What the task requires – Report how many lines of the following entries include the string "page"; respond with the number alone.

Rows –
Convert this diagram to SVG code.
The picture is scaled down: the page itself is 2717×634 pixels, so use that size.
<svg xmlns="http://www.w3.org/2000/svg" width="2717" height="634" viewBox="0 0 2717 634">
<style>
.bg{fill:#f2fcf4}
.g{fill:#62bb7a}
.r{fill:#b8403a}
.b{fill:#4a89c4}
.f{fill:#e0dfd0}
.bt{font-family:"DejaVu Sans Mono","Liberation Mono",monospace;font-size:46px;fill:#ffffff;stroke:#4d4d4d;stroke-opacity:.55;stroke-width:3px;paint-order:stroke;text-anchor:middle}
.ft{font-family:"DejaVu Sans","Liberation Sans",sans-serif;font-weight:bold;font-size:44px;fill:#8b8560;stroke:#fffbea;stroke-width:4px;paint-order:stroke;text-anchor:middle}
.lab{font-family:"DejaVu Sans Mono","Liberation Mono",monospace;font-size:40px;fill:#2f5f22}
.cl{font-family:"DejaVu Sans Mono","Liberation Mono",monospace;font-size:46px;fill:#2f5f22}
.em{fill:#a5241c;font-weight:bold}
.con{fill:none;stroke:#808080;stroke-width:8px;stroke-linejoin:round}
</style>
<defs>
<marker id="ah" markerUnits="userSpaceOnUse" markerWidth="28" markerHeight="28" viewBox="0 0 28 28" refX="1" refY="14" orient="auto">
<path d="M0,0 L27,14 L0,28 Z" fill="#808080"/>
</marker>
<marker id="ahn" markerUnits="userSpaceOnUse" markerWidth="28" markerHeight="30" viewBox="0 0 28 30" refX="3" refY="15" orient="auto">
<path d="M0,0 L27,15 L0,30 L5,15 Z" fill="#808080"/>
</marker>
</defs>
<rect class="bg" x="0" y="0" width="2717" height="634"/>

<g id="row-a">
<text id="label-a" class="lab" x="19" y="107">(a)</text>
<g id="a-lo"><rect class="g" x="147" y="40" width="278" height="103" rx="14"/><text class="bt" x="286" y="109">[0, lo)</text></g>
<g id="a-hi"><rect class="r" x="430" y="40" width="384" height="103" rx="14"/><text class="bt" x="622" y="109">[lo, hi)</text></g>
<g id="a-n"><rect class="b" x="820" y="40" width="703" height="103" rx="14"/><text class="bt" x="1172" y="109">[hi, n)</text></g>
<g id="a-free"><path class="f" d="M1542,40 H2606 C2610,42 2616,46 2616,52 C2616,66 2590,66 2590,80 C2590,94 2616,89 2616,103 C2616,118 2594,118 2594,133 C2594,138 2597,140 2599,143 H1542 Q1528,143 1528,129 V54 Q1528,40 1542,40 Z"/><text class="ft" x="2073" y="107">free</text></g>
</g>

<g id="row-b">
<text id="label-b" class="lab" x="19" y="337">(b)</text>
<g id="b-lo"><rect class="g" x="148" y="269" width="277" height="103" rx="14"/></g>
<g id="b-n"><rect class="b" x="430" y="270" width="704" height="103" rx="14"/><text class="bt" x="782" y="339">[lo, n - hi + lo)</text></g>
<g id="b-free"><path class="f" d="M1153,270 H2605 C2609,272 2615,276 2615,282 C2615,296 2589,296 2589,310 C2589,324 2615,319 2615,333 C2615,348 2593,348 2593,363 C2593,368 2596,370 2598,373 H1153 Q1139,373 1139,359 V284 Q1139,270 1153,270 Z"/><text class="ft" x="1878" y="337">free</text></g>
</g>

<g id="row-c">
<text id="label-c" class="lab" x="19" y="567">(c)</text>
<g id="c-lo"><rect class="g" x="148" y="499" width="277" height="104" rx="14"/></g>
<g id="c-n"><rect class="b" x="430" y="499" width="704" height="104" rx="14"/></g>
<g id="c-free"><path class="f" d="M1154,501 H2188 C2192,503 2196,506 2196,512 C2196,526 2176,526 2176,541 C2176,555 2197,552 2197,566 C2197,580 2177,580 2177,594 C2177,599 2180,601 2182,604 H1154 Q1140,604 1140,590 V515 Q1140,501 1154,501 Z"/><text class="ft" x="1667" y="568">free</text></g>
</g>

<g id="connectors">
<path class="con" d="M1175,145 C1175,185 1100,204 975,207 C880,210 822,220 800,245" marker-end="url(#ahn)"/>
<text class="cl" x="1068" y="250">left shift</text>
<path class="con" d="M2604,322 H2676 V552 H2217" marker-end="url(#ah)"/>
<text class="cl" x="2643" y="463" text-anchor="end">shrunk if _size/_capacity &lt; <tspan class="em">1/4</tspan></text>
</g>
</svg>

==

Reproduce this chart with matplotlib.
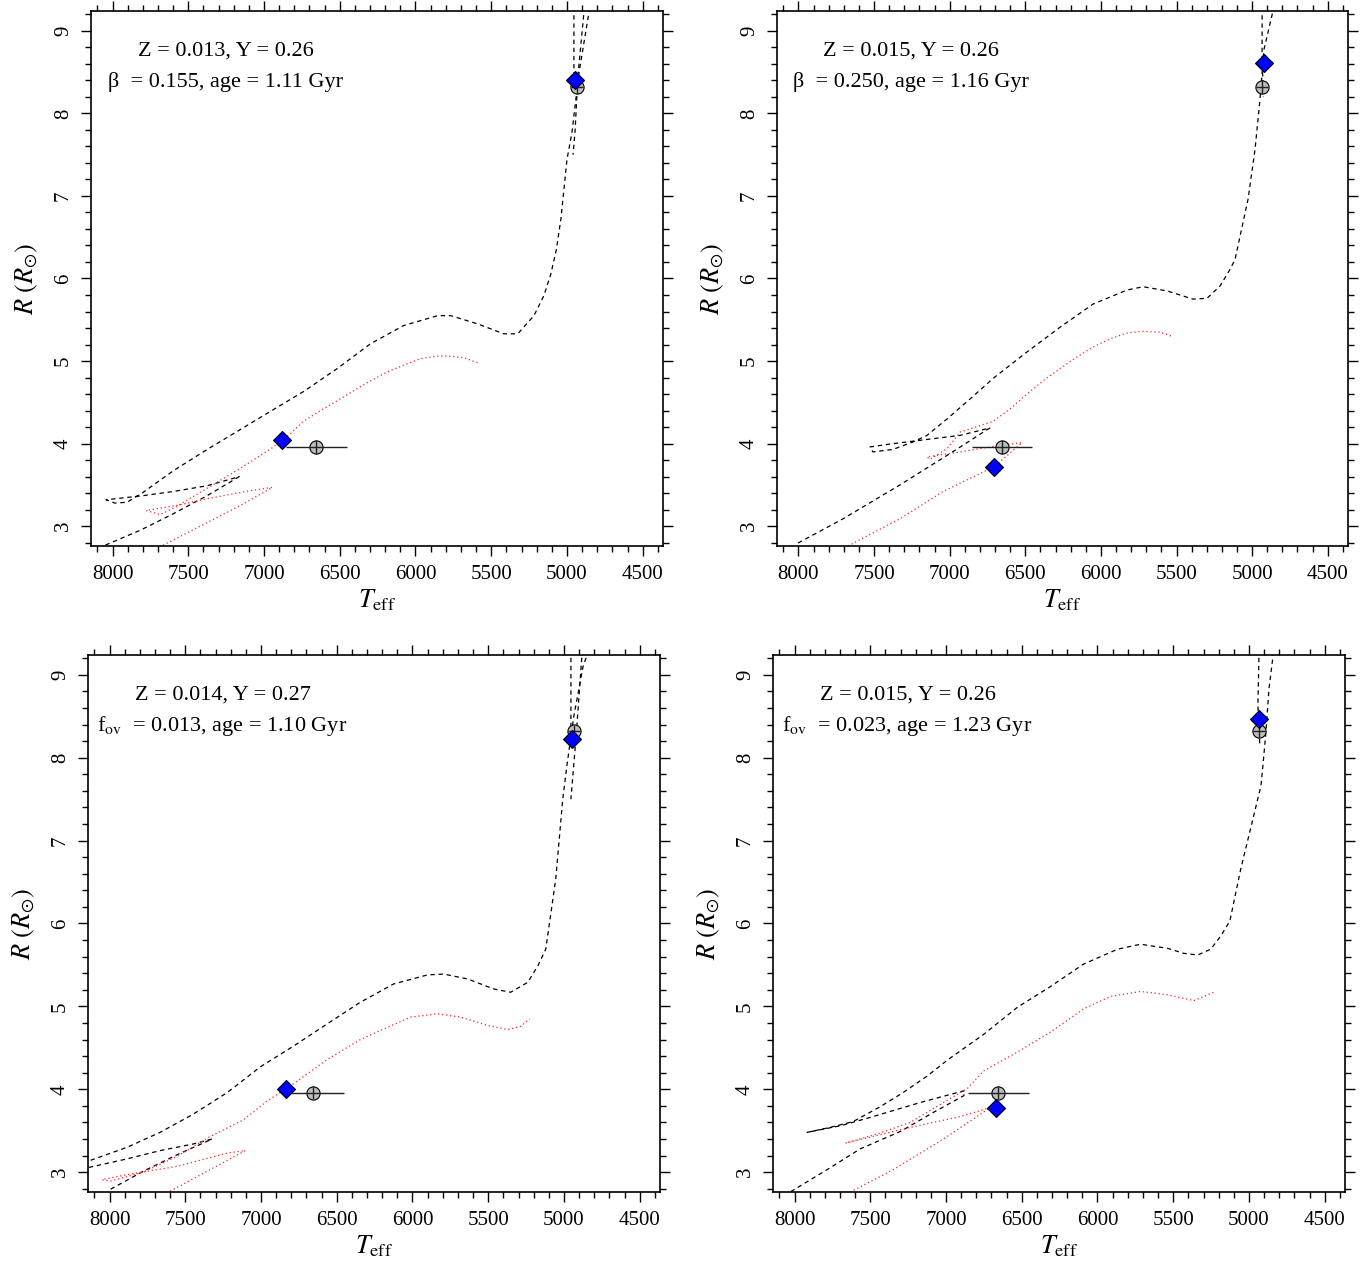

...

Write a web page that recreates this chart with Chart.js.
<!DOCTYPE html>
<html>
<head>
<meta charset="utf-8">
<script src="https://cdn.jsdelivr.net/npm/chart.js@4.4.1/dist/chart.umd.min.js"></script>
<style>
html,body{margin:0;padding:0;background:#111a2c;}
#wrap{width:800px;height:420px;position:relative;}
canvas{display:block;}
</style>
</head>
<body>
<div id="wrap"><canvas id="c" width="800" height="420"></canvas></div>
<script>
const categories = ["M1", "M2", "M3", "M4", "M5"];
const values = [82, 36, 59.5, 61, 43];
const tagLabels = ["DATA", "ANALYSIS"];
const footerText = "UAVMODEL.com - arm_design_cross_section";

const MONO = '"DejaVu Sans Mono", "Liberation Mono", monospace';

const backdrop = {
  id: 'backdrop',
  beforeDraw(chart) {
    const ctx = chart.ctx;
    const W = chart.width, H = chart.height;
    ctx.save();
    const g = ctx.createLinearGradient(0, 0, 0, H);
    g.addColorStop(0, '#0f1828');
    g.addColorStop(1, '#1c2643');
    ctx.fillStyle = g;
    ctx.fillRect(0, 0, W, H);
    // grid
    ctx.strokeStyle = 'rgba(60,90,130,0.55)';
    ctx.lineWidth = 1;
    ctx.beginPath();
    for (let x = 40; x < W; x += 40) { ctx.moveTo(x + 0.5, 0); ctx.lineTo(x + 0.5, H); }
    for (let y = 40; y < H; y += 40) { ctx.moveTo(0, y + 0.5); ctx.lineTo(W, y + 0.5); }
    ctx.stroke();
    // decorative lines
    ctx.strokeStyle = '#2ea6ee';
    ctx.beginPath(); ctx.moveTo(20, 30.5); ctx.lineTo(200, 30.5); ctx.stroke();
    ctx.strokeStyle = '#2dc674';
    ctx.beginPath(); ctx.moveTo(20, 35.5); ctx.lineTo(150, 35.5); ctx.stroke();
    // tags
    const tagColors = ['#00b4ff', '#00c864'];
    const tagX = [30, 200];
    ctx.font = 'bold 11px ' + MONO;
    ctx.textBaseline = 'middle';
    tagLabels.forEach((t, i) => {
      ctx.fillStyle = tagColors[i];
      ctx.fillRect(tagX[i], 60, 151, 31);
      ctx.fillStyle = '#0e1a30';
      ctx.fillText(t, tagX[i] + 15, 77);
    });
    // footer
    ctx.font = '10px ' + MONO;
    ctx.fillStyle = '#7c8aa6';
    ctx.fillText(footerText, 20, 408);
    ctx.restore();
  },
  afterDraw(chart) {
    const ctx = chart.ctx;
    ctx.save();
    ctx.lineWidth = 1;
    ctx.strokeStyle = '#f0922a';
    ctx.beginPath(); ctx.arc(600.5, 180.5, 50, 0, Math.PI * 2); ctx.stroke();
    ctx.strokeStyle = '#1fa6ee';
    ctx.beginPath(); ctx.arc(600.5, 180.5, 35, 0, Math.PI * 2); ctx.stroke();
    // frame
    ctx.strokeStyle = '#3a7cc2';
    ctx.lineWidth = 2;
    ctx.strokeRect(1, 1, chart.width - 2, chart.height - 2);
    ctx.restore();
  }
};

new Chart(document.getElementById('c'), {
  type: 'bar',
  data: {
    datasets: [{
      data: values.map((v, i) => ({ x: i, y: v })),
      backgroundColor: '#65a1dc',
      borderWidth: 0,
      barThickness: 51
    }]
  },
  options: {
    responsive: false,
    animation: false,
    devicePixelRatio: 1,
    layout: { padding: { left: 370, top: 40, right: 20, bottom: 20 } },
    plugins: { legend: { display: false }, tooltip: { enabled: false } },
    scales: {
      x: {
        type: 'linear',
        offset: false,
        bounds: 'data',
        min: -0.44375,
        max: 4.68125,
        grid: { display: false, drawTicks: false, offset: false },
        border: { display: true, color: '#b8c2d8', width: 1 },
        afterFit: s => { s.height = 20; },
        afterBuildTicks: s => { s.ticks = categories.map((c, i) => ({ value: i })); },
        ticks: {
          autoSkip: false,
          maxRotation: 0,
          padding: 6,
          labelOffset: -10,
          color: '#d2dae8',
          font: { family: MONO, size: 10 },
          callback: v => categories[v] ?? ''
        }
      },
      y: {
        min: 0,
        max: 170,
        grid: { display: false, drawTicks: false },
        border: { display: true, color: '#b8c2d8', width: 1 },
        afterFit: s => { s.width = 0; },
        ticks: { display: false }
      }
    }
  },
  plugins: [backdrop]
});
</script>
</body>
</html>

Problem solution – 2